Personal details
- Born: June 9, 1952 (age 73) Caloocan, Rizal, Philippines
- Party: Independent
- Spouse: Dina Bonnevie ​ ​(m. 1996; ann. 2004)​
- Children: Ricky Asler Penson
- Alma mater: San Beda College (BSBA, Marketing); University of Cincinnati (BBA, Marketing Management); Wharton School of the University of Pennsylvania (MDP, Management); ;
- Occupation: Business executive, social activist

= Ricardo Penson =

Filipino businessman

Ricardo Lagdameo Penson (born June 9, 1952) is a Filipino business executive and social activist. At present, he is the president and chief executive officer of Ausphil Tollways Corporation a Manila-based transport infrastructure development company and Penson & Company, Inc. He ran and lost as an independent candidate for the 2013 Philippine Senate elections.

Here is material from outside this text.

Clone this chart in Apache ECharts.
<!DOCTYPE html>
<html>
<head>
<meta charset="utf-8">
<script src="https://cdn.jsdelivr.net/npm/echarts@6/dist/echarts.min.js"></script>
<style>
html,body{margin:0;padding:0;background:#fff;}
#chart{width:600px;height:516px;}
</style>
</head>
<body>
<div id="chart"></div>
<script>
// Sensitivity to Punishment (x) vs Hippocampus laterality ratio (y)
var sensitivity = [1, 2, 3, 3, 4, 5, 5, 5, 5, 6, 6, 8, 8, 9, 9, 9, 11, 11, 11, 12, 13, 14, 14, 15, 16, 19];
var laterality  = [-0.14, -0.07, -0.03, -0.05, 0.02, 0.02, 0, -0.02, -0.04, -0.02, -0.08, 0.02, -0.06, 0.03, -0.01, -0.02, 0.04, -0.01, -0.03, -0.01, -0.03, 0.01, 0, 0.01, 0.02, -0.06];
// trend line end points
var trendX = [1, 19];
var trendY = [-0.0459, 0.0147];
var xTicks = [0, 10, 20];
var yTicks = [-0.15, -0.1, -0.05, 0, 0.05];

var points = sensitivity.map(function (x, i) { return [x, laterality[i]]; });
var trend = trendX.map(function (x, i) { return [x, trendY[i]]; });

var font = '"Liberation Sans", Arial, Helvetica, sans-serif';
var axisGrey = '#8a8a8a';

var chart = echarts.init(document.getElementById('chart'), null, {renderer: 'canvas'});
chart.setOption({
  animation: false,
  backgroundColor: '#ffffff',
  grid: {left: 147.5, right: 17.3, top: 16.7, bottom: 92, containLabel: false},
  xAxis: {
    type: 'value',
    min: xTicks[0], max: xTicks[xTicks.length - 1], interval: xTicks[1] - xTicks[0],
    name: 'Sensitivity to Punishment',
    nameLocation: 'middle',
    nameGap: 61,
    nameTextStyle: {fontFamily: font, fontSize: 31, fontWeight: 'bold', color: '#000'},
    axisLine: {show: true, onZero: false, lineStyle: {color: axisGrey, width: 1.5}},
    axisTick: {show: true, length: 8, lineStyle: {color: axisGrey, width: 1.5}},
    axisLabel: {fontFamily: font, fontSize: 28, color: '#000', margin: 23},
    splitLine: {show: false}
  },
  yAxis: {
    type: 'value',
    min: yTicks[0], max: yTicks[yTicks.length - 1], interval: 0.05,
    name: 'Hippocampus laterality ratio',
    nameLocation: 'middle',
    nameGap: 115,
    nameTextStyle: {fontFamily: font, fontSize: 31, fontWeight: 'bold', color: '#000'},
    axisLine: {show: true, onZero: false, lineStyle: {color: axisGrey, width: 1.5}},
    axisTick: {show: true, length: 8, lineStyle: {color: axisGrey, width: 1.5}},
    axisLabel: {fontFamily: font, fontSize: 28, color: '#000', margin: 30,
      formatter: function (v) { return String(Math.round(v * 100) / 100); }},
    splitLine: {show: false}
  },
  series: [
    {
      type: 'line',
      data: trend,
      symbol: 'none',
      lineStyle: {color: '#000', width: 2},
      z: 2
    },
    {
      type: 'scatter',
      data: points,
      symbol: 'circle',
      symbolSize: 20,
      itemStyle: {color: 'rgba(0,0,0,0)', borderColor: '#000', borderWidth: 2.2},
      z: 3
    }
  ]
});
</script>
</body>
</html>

He advocates for an end to political dynasties in the Philippines and believes that immediate family members should be prohibited from running for public office regardless of the place or position. In November 2012, he launched the Krusada Kontra Dynasty movement in order to further campaign for this advocacy. If elected as senator, he vows to pass a bill prohibiting political dynasties and that he would resign if it fails to become a law.

Penson is single but was previously married to four women, the most notable of which was with Filipina actress Dina Bonnevie in 1996. His marriage to Bonnevie was annulled in 1999 amid accusations that he was psychologically incapable of being married.

Penson, aside from being the CEO of Ausphil Tollways, is Chairman of Defense Resources Inc and Philco Aero Inc., original proponent of the Clark International Airport Terminal 2 Project.